Fog is a living part of the San Francisco landscape. It's a year-round naturally occurring phenomenon that follows a predicable pattern; whenever the temperature warms up around us, it pushes the fog in. Or as Carl Sandburg said, it comes in on little cat feet. We tell ourselves that we love the fog. It’s cool and moist and mysterious. It softens edges and muffles sound. It has been a seductive muse to many writers, musicians and painters. Mark Twain actually did not say ‘the coldest winter I’ve ever spent is a summer in San Francisco,’ but we love to repeat the misquoted sentiment anyway.
A few days ago, I took a walk around Stow Lake, where a low, thick fog had shrouded much of the landscape, erasing Strawberry Hill—the island in the middle of the lake. I could hear the rhythmic lap of oars dipping in and out of the water, but when the boatman came rowing out of the fog, it felt like a vision. Like magic. Like he appeared out of nothing.
When the fog comes into the bay, Alcatraz vanishes. As if it isn’t there anymore. I’ve heard visitors say, “What happened to Alcatraz? I thought it was out there in the Bay?” I reassure them that it’s still there and I do know that it is, yet I always experience a sense of relief when it peeks out of the top of the fog bank. Ahh—there it is. See?
I learn life lessons every day; quite often they come from the landscape around me. There is a very steep hill a few blocks from my house—so steep that when you drive to the crest, you cannot see the road in front of the hood of the car. When my girls were young, they would beg me to drive home that way and then we’d all shriek as we went over the summit and I swear, that as many times as I did it, there was always a moment of Oh Sh—! doubt that we are about to plunge off a cliff.
Like a person who wanders in the fog, I used to be a complete pantser—someone who writes by the seat of her pants. I would get a vague idea for a character and a situation and then just start writing to see where it went. It was an act of faith, like driving over the crest, trusting that the road would come up to meet me. And it did (although I wrote a lot of plot-less fiction that way.) In the past few years, I’ve tried to be more of a plotter. A planner. I find I like having a map that shows me where I’m going.

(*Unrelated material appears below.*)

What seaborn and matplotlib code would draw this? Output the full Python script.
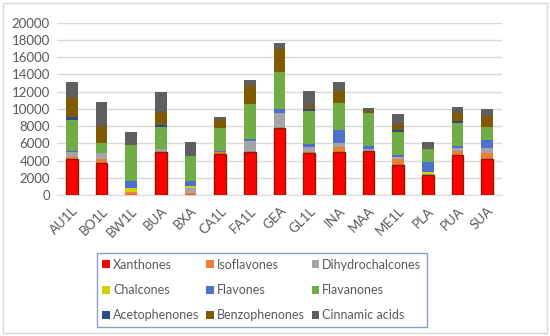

But still, there are times when the fog comes in and even with a road map, I can’t see where I’m going. It’s scary and takes an act of faith to push forward. Slowly, I’m learning to trust my sense of direction again, that if I continue to take careful steps forward, I will find the road. Alcatraz is still there. When the words do appear, they’re like that boatman rowing out of the fog, ferrying an unparalleled thrill and reminding me that writing is magic.